Bicara dengan sikap tenang, rileks dan berwibawa.
Tanyakan apa yang diinginkan klien dengan tidak menjanjikan sesuatu yang tidak mungkin dapat dipenuhi.
b.  Bantu klien mengungkapkan rasa marah.
Dengarkan ungkapan rasa marah dan perasaan bermusuhan klien dengan sikap yang tenang.
Beri respon atas ungkapan rasa marah dan bermusuhan.
Anjurkan klien untuk mencoba mengendalikan diri dan mengatakan bahwa peraat siap membantu.
2. Lingkungan terapeutik
a. Amankan klien lain dan lingkungan.
Siapkan ruangan yang akan dipakai untuk perawatan klien.
Anjurkan klien lain atau keluarga untuk mengosongkan tempat yang akan dilalui klien.
Pindahkan alat-alat yang membahayakan klien atau lingkungan.
b.
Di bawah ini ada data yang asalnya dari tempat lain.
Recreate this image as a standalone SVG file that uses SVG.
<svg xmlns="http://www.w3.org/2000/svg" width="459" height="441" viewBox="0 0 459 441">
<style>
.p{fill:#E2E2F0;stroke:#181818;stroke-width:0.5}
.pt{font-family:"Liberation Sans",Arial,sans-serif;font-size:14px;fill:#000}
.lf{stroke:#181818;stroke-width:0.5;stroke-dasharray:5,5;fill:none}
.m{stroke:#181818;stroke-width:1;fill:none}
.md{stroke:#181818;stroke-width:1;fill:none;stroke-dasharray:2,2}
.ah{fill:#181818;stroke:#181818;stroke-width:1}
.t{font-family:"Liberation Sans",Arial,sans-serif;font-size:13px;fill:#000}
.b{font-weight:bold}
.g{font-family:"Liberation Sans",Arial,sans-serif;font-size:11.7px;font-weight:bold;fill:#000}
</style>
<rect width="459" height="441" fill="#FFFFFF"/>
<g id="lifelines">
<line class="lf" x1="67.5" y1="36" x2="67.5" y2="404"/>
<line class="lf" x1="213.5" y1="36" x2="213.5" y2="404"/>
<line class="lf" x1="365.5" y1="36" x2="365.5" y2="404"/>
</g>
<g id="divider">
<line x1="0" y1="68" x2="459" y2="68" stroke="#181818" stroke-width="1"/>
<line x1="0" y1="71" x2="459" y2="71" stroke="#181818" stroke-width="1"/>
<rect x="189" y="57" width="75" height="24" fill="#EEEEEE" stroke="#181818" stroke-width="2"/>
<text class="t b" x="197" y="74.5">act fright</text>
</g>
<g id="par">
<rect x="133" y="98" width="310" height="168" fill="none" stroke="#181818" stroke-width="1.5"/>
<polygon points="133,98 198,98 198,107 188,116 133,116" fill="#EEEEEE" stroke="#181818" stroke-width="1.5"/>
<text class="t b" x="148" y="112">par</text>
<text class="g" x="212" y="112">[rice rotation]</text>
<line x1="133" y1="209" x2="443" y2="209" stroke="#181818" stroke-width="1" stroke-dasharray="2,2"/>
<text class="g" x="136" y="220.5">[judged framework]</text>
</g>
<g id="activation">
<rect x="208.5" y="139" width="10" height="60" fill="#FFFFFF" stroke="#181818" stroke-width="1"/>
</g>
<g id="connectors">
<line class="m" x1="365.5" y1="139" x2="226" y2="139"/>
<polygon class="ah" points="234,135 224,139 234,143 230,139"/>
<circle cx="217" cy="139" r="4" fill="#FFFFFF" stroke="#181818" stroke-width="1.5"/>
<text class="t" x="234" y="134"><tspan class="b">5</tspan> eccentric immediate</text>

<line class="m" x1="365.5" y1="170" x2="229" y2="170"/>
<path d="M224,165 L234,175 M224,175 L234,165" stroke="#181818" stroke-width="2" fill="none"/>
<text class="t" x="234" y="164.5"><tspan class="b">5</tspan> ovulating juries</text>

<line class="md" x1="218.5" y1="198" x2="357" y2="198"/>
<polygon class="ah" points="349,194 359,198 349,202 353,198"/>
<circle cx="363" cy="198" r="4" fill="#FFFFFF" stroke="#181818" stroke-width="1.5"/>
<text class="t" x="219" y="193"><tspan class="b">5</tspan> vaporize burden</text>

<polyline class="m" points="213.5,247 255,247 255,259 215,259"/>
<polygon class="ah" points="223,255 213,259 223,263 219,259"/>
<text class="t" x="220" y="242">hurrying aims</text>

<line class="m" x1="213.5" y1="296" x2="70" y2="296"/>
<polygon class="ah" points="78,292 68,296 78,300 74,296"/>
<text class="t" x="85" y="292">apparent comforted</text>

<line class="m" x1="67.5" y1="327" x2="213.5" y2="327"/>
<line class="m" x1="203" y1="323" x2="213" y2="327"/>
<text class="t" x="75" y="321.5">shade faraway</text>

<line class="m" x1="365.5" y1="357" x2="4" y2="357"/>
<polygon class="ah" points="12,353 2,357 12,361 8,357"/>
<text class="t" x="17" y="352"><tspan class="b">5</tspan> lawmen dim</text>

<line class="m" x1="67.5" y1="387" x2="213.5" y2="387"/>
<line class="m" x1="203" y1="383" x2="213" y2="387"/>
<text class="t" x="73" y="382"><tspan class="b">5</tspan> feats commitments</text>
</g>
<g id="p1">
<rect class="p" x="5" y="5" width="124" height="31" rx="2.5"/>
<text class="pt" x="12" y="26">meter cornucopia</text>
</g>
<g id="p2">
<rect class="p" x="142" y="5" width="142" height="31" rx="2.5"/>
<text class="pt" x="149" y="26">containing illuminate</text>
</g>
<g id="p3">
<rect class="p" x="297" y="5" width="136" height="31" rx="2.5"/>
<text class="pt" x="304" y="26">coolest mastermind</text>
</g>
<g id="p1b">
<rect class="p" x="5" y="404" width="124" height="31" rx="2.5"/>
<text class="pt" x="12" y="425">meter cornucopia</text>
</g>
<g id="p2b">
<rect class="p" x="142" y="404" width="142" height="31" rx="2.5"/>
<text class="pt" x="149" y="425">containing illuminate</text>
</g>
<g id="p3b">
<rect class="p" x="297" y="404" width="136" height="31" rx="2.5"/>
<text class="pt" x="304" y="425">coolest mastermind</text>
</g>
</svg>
Pindahkan klien ke tempat yang aman
Siapkan tenaga minimal 2 orang (sesuai dengan kondisi klien).
Seorang petugas berbicara kepada klien agar dia berusaha mengendalikan diri dengan tetap menjaga jarak personal.
Petugas yang lain siap memberi bantuan bila krisis tidak dapat mengendalikan diri,tapi bila klien dapat mengendalikan diri maka diajak ke tempat yang tenang dengan didampingi perawat.